So Blogger had a hiccough, and I've seen people in blogs I read being confused about why their posts and comments to posts seemed to vanish. I wish that people had more autonomy over their data and didn't just feel it could vanish like that when someone messes up. Giving nontechnical people that autonomy is hard, things have to be made quite simple, and they have to be educated to want it.

Liw and I are trying to take preservation of user data beyond backups at Branchable. Coincidentially[1], while Blogger was down I was working on automating_git_pushes_from_Branchable. So every change made to a site is committed to git and pushed right offsite to GitHub or Gitorious, or a personal server.
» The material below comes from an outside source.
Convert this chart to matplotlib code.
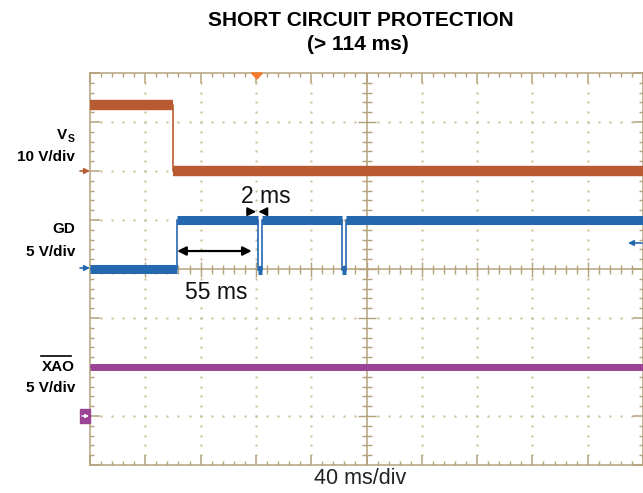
import matplotlib
matplotlib.use("Agg")
import matplotlib.pyplot as plt
import numpy as np
from matplotlib.patches import Polygon, Rectangle
from matplotlib.collections import LineCollection

plt.rcParams['font.family'] = ['Liberation Sans', 'DejaVu Sans']

# ---------------- data ----------------
ms_per_div = 40
t_left = -120
t_right = 280
n_ydiv = 8

# Vs channel, 10 V/div, ground marker at +2 div
vs_edges = [-120, -59.7, 280]
vs_levels = [13.5, 0.0]
vs_scale = 10
vs_offset = 2

# GD channel, 5 V/div, ground marker at 0 div
gd_edges = [-120, -57.3, 1.2, 4.2, 62.1, 65.0, 280]
gd_levels = [0.0, 5.0, -0.1, 5.0, -0.1, 5.0]
gd_scale = 5
gd_offset = 0

# XAO channel, 5 V/div, ground marker at -3 div
xao_edges = [-120, 280]
xao_levels = [5.0]
xao_scale = 5
xao_offset = -3

W, H = 643, 493
TAN = '#B4A27A'
DOT = '#C6B88E'
C_VS = '#B85A32'
C_GD = '#2468B0'
C_XAO = '#9B4496'


def px(x, y):
    return (x / W, 1 - y / H)


fig = plt.figure(figsize=(W / 100, H / 100), dpi=100)
ax = fig.add_axes([90 / W, 28 / H, 553 / W, 392 / H])
ax.set_xlim(t_left, t_right)
ax.set_ylim(-n_ydiv / 2, n_ydiv / 2)

for s in ax.spines.values():
    s.set_color(TAN)
    s.set_linewidth(1.1)

xmaj = np.arange(t_left, t_right + 1, ms_per_div)
xmin = np.arange(t_left, t_right + 0.1, ms_per_div / 5)
ymaj = np.arange(-4, 4.01, 1)
ymin = np.arange(-4, 4.01, 0.2)
ax.set_xticks(xmaj)
ax.set_xticks(xmin, minor=True)
ax.set_yticks(ymaj)
ax.set_yticks(ymin, minor=True)
ax.tick_params(which='both', direction='in', top=True, right=True,
               labelbottom=False, labelleft=False, color=TAN)
ax.tick_params(which='major', length=7, width=1.1)
ax.tick_params(which='minor', length=3.2, width=1.0)

xc = (t_left + t_right) / 2
# dotted grid
for xd in xmaj[1:-1]:
    if xd == xc:
        continue
    yy = ymin[1:-1]
    ax.plot([xd] * len(yy), yy, ls='none', marker='s', ms=1.4, mew=0, color=DOT, zorder=1)
for yd in ymaj[1:-1]:
    if yd == 0:
        continue
    xx = xmin[1:-1]
    ax.plot(xx, [yd] * len(xx), ls='none', marker='s', ms=1.4, mew=0, color=DOT, zorder=1)

# centre cross with ticks
ax.axvline(xc, color=TAN, lw=1.1, zorder=2)
ax.axhline(0, color=TAN, lw=1.1, zorder=2)
segs = []
hy_min, hy_maj = 4.5 / 49, 7.5 / 49
hx_min, hx_maj = 5 / 1.3825, 9 / 1.3825
for x in xmin[1:-1]:
    h = hy_maj if np.isclose(x, xmaj).any() else hy_min
    segs.append([(x, -h), (x, h)])
for y in ymin[1:-1]:
    h = hx_maj if np.isclose(y, ymaj).any() else hx_min
    segs.append([(xc - h, y), (xc + h, y)])
ax.add_collection(LineCollection(segs, colors=TAN, linewidths=1.0, zorder=2))


def draw(edges, levels, scale, offset, color, lw):
    y = [offset + v / scale for v in levels]
    ax.hlines(y, edges[:-1], edges[1:], colors=color, lw=lw, zorder=5,
              capstyle='butt')
    ax.step(edges, y + [y[-1]], where='post', color=color, lw=1.2, zorder=5)


draw(vs_edges, vs_levels, vs_scale, vs_offset, C_VS, 7.5)
draw(gd_edges, gd_levels, gd_scale, gd_offset, C_GD, 6.5)
draw(xao_edges, xao_levels, xao_scale, xao_offset, C_XAO, 5)

# annotations inside scope
ax.annotate('', xy=(-57, 0.367), xytext=(-3, 0.367),
            arrowprops=dict(arrowstyle='<|-|>', color='black', lw=1.6,
                            mutation_scale=13, shrinkA=0, shrinkB=0), zorder=6)
ax.annotate('', xy=(0.2, 1.17), xytext=(-6.5, 1.17),
            arrowprops=dict(arrowstyle='-|>', color='black', lw=1.2,
                            mutation_scale=13, shrinkA=0, shrinkB=0), zorder=6)
ax.annotate('', xy=(1.8, 1.17), xytext=(8, 1.17),
            arrowprops=dict(arrowstyle='-|>', color='black', lw=1.2,
                            mutation_scale=13, shrinkA=0, shrinkB=0), zorder=6)
ax.text(7.3, 1.47, '2 ms', fontsize=16.5, ha='center', va='center', color='#111111', zorder=7)
ax.text(-28.4, -0.48, '55 ms', fontsize=16.5, ha='center', va='center', color='#111111', zorder=7)

# channel / trigger markers
fig.add_artist(Polygon([px(251.5, 73), px(262.5, 73), px(257, 79)], closed=True,
                       transform=fig.transFigure, color='#F47A2F', zorder=8))
for (yy, c) in [(171, C_VS), (268, C_GD)]:
    ax.annotate('', xy=px(90, yy), xytext=px(80, yy), xycoords='figure fraction',
                textcoords='figure fraction',
                arrowprops=dict(arrowstyle='-|>', color=c, lw=1.2, mutation_scale=8,
                                shrinkA=0, shrinkB=0), annotation_clip=False)
ax.add_patch(Rectangle(px(80, 423), 10 / W, 14 / H, transform=fig.transFigure,
                       color=C_XAO, zorder=8, clip_on=False))
ax.annotate('', xy=px(89, 416), xytext=px(82, 416), xycoords='figure fraction',
            textcoords='figure fraction',
            arrowprops=dict(arrowstyle='-|>', color='white', lw=1.0, mutation_scale=5,
                            shrinkA=0, shrinkB=0), annotation_clip=False, zorder=9)
ax.annotate('', xy=px(628, 243), xytext=px(642, 243), xycoords='figure fraction',
            textcoords='figure fraction',
            arrowprops=dict(arrowstyle='-|>', color=C_GD, lw=1.2, mutation_scale=8,
                            shrinkA=0, shrinkB=0), annotation_clip=False)

# titles
fig.text(*px(361, 20), 'SHORT CIRCUIT PROTECTION', fontsize=15, fontweight='bold',
         ha='center', va='center')
fig.text(*px(358, 45), '(> 114 ms)', fontsize=15, fontweight='bold',
         ha='center', va='center')

# left labels
LS = 11
fig.text(*px(67, 135), 'V', fontsize=LS, fontweight='bold', ha='right', va='center')
fig.text(*px(67.5, 139), 'S', fontsize=7.5, fontweight='bold', ha='left', va='center')
fig.text(*px(75, 157), '10 V/div', fontsize=LS, fontweight='bold', ha='right', va='center')
fig.text(*px(75, 229.5), 'GD', fontsize=LS, fontweight='bold', ha='right', va='center')
fig.text(*px(75, 251.5), '5 V/div', fontsize=LS, fontweight='bold', ha='right', va='center')
fig.text(*px(75, 367), 'XAO', fontsize=LS, fontweight='bold', ha='right', va='center')
fig.add_artist(plt.Line2D([41 / W, 71 / W], [1 - 356 / H, 1 - 356 / H],
                          transform=fig.transFigure, color='black', lw=1.2))
fig.text(*px(75, 388.5), '5 V/div', fontsize=LS, fontweight='bold', ha='right', va='center')

fig.text(*px(360, 478), '40 ms/div', fontsize=15.5, ha='center', va='center', color='#222222')

fig.savefig('out.png', dpi=100)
ikiwiki-hosting's new git push configurator

The only hard part of this for the user is the ssh key distribution, which is currently a cut and paste affair. Monkeysphere, I've got my eye on you..

By the way, I was stunned to see that GitHub does not support automatic git pushes out of GitHub. Although it can notify a million CIA-type services, the actual data is thus very subtly encouraged to be siloed. This feature seems to have been requested since at least 2009. Can't be that hard can it? (I didn't see a way to make Gitorious do it either.)


[1] Actually, this was the last feature I needed to move Ikiwiki's own wiki over to Branchable, so I plan to do that soon and retire its current server.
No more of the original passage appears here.